NATO's 50th Anniversary Summit, with 1,500 delegates expected, will be held April 23-25. The meeting had been planned long before NATO warplanes began pounding Yugoslavia, reports CBS News Correspondent Jim Stewart.

But with the war nearly a month old and the Serbs still defiant, private security specialist Chuck Vance says out loud what most government agents most fear: "This would be a perfect opportunity for these people to make a statement over in the United States, even if it were one bomb. That would be a significant effort for them."

So security forces have pulled out all the usual stops and then some. Fifty law enforcement agencies will be on hand. Manhole covers are being sealed. Six square blocks will be closed to even pedestrian traffic. Sniper teams have every downtown rooftop covered.

"You're gonna have intelligence units all over, some of them obvious, some of them mixed with the crowds," predicts Vance. "You're gonna have dog teams.
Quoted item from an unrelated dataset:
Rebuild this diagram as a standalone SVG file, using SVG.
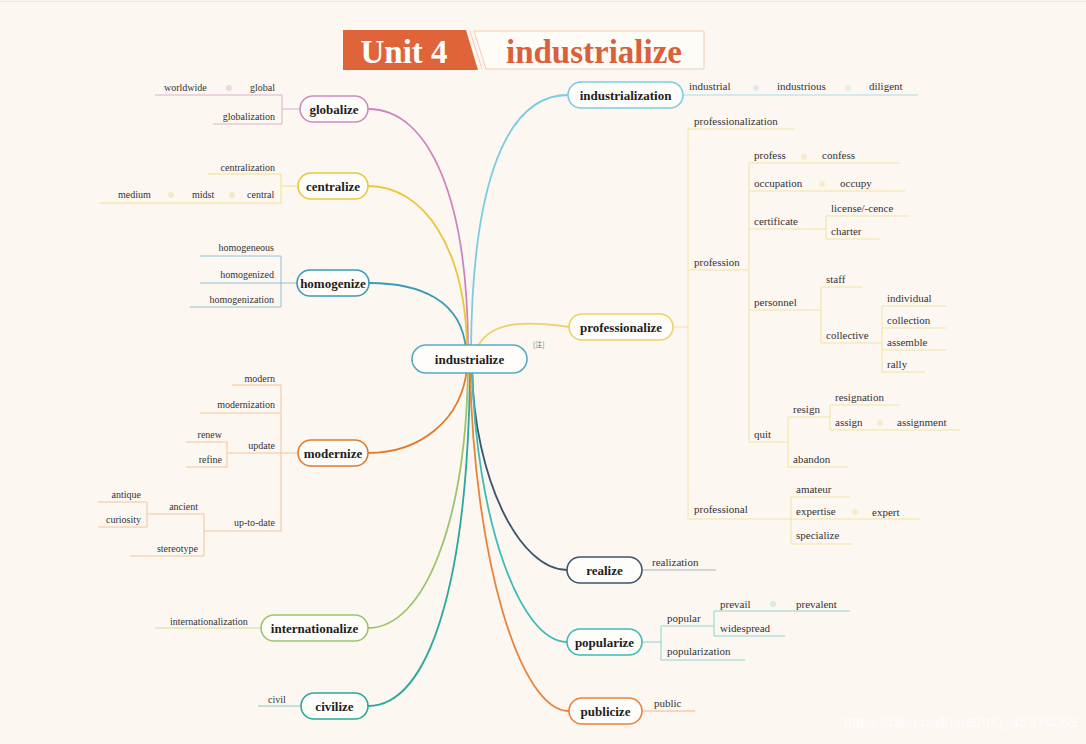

You're gonna have horse teams. You're gonna have patrol cars."

And the leaders will be strongly discouraged from making any unexpected stops to play to the crowds, like Mikhail Gorbachev did in 1987, even though experts say that's not when things are the most dangerous.

"It's when people know where you're going and when you're arriving and where you're departing," explains Vance. "And if that becomes a mess and people are backed up in public areas, for instance, now, that could be dangerous."

Most of those public comings and goings will be from the new Ronald Reagan Building in downtown Washington, a building that some security analysts say is way too vulnerable. But for at least this week, it will be airtight.

More than 40 corporations are chipping in to pay for the NATO celebration. At least 13 of them (including Ford, Microsoft, and defense contractor United Technologies) have plunked down at least $250,000 for a seat on the board of directors of the summit's host committee. Twenty-eight others, including such notables as Kodak, Coca-Cola and IBM, have given at least $25,000 to join the host committee.

Some donations let companies show off their products. DaimlerChrysler is donating Mercedeses to help ferry the delegates around town; Motorola is providing cellular telephones to be carried over Nextel Communications' network, another donation; Microsoft is providing software.